>> Start Exercise input
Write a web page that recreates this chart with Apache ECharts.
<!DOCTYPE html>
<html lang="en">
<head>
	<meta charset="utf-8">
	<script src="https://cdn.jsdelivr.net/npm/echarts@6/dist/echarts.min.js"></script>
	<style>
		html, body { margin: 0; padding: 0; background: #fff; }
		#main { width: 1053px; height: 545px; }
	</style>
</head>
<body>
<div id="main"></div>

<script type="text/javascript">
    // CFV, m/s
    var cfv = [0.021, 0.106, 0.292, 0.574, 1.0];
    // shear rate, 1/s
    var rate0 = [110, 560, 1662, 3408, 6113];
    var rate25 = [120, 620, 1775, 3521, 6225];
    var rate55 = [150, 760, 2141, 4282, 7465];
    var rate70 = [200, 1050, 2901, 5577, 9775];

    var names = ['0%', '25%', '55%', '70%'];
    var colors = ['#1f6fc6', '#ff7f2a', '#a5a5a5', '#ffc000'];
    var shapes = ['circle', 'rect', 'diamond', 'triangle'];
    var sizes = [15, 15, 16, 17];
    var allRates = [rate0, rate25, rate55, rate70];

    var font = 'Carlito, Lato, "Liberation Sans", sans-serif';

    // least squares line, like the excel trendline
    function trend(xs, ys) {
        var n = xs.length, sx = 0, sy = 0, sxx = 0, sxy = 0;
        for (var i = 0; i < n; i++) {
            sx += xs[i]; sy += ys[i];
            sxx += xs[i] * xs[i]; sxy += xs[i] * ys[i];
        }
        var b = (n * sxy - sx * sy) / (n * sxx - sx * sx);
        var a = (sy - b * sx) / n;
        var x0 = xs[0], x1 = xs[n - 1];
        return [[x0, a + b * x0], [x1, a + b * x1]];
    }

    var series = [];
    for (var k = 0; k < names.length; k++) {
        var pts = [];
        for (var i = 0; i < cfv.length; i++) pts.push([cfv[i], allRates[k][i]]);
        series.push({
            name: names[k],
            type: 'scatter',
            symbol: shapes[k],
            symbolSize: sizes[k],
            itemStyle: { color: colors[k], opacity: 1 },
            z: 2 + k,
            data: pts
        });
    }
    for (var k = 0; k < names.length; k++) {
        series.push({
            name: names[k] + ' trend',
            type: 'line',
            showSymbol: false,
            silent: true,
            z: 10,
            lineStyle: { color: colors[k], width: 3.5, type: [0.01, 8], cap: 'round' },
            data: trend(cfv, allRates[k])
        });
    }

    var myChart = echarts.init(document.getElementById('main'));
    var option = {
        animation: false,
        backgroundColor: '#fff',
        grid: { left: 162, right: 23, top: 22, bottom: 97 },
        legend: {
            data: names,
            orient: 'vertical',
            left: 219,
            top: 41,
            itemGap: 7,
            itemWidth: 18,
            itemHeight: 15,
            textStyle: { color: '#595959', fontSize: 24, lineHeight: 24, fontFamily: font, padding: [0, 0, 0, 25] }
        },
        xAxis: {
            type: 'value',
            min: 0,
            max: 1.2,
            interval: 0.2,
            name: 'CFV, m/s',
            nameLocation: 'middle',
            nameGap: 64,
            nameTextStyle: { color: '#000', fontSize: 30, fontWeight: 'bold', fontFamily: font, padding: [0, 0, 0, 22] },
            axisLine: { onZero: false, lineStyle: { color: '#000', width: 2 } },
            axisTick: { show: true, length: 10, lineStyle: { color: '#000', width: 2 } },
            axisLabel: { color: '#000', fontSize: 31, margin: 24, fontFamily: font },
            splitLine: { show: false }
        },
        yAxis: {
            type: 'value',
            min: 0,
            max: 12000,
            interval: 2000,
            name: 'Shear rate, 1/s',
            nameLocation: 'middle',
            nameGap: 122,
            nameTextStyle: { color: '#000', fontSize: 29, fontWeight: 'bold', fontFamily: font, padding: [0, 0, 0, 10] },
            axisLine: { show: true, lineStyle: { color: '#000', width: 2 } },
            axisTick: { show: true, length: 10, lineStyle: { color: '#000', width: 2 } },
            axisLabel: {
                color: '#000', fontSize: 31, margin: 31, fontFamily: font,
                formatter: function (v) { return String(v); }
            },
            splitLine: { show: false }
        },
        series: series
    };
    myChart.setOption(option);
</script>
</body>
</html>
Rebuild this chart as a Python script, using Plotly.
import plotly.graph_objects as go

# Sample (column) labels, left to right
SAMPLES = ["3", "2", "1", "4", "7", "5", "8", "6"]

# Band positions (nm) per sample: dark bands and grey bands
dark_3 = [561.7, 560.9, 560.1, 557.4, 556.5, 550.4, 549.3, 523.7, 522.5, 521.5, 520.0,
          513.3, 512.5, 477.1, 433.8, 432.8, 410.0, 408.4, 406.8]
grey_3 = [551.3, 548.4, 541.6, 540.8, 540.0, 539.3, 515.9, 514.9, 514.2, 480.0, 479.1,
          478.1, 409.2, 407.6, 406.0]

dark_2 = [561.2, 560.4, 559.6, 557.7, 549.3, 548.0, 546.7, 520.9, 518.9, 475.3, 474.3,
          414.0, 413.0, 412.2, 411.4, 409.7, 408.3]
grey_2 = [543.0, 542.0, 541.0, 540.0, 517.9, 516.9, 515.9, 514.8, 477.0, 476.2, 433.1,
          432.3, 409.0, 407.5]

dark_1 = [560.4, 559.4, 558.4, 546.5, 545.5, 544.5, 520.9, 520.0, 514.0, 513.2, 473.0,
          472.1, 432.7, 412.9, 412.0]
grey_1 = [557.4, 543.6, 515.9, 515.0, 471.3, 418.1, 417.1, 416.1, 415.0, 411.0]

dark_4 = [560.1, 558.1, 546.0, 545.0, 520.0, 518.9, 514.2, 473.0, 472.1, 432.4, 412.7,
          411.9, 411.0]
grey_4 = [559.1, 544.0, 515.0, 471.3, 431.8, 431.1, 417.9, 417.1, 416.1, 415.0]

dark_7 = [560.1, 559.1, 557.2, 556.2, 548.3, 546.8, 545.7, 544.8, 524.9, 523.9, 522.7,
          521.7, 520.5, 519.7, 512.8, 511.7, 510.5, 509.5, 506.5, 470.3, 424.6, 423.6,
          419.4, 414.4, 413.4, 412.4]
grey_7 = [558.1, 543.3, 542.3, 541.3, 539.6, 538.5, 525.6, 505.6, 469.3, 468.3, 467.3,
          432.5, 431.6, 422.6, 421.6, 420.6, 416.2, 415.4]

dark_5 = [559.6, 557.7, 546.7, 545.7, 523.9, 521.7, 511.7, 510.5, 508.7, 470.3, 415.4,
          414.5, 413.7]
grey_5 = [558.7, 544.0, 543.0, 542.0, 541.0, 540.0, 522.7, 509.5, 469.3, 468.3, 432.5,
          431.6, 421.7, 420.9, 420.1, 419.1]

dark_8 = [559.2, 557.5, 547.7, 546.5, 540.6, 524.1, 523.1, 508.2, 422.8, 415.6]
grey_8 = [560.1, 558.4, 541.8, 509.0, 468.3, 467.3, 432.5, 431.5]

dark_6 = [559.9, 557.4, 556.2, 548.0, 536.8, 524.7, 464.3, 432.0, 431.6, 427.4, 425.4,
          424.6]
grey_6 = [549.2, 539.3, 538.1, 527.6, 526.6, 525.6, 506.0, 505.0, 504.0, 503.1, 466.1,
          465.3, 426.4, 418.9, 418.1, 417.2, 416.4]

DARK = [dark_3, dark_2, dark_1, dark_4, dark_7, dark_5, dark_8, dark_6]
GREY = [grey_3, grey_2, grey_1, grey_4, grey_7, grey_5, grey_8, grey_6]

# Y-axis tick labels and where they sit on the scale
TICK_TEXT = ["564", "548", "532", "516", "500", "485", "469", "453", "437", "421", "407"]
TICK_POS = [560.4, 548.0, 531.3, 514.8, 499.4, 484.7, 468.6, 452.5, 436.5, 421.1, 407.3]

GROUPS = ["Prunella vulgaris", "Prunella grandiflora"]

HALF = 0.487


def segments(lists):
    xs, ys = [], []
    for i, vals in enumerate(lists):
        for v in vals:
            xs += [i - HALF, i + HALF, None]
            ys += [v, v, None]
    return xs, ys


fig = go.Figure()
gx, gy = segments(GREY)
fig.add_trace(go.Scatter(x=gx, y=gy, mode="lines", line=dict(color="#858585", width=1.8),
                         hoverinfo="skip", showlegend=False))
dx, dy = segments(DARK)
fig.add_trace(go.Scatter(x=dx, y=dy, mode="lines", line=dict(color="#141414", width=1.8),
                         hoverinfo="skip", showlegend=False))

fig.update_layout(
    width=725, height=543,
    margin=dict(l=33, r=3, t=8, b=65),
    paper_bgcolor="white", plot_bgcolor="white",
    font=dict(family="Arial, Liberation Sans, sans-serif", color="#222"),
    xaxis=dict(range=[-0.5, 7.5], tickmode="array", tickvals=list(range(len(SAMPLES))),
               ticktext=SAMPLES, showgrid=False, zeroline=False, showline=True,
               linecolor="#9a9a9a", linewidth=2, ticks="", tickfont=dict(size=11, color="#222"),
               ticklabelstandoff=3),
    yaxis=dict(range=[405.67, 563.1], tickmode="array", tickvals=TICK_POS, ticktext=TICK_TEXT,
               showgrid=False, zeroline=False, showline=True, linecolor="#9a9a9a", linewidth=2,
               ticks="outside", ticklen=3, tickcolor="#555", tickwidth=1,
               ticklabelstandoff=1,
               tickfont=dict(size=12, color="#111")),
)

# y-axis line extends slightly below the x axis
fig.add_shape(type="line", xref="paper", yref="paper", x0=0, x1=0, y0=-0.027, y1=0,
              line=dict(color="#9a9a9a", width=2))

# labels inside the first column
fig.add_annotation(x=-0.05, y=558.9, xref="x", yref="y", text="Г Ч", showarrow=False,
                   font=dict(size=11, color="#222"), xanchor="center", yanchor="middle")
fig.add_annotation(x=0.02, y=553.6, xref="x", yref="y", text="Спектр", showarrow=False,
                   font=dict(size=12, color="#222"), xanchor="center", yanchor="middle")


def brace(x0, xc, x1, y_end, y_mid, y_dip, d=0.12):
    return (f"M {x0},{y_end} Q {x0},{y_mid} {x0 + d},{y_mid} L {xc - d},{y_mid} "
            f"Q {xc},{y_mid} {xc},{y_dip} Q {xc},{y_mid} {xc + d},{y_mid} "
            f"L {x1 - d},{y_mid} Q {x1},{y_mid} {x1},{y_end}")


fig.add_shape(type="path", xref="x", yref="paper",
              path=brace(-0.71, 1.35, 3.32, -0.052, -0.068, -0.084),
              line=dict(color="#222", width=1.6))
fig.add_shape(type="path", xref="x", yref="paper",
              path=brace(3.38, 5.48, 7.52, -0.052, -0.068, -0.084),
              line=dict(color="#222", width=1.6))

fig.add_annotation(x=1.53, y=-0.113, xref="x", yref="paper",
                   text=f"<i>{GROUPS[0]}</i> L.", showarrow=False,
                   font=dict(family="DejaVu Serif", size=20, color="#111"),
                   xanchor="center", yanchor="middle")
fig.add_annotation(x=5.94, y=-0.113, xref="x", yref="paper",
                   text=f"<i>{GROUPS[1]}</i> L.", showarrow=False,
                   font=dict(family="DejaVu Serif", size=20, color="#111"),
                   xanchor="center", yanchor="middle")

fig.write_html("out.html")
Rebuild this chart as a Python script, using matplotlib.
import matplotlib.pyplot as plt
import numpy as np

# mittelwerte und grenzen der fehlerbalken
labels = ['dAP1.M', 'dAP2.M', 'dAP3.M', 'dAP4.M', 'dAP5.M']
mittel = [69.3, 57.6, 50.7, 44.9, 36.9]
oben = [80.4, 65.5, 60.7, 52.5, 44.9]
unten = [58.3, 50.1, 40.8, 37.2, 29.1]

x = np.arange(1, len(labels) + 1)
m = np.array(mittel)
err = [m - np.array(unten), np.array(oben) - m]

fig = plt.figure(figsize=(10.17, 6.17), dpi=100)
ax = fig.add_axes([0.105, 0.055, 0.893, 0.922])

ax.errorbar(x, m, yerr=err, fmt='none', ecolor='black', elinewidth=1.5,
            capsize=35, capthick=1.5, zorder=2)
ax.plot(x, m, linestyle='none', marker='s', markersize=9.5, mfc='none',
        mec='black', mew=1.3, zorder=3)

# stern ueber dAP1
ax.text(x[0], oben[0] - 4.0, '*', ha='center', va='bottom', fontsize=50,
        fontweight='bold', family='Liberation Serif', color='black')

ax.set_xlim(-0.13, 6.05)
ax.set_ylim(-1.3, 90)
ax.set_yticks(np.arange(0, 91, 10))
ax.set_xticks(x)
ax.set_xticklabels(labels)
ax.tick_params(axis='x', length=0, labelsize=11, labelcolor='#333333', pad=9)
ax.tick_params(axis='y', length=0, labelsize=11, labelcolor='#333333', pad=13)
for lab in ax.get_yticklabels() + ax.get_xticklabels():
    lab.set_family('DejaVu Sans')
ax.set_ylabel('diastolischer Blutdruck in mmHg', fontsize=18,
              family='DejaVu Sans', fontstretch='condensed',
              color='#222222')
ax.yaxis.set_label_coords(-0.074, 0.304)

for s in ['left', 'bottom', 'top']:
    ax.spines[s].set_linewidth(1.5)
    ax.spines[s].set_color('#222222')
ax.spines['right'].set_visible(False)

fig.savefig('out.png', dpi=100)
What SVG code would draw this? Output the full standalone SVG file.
>> End Exercise input
● **What is needed**:
Both the line with "Rebuild this chart as a Python script, using matplotlib." and the line with "mec='black', mew=1.3, zorder=3)" belong in the extract, along with every line between them; set down those lines exactly and only.

● **Solution to this exercise**:
Rebuild this chart as a Python script, using matplotlib.
import matplotlib.pyplot as plt
import numpy as np

# mittelwerte und grenzen der fehlerbalken
labels = ['dAP1.M', 'dAP2.M', 'dAP3.M', 'dAP4.M', 'dAP5.M']
mittel = [69.3, 57.6, 50.7, 44.9, 36.9]
oben = [80.4, 65.5, 60.7, 52.5, 44.9]
unten = [58.3, 50.1, 40.8, 37.2, 29.1]

x = np.arange(1, len(labels) + 1)
m = np.array(mittel)
err = [m - np.array(unten), np.array(oben) - m]

fig = plt.figure(figsize=(10.17, 6.17), dpi=100)
ax = fig.add_axes([0.105, 0.055, 0.893, 0.922])

ax.errorbar(x, m, yerr=err, fmt='none', ecolor='black', elinewidth=1.5,
            capsize=35, capthick=1.5, zorder=2)
ax.plot(x, m, linestyle='none', marker='s', markersize=9.5, mfc='none',
        mec='black', mew=1.3, zorder=3)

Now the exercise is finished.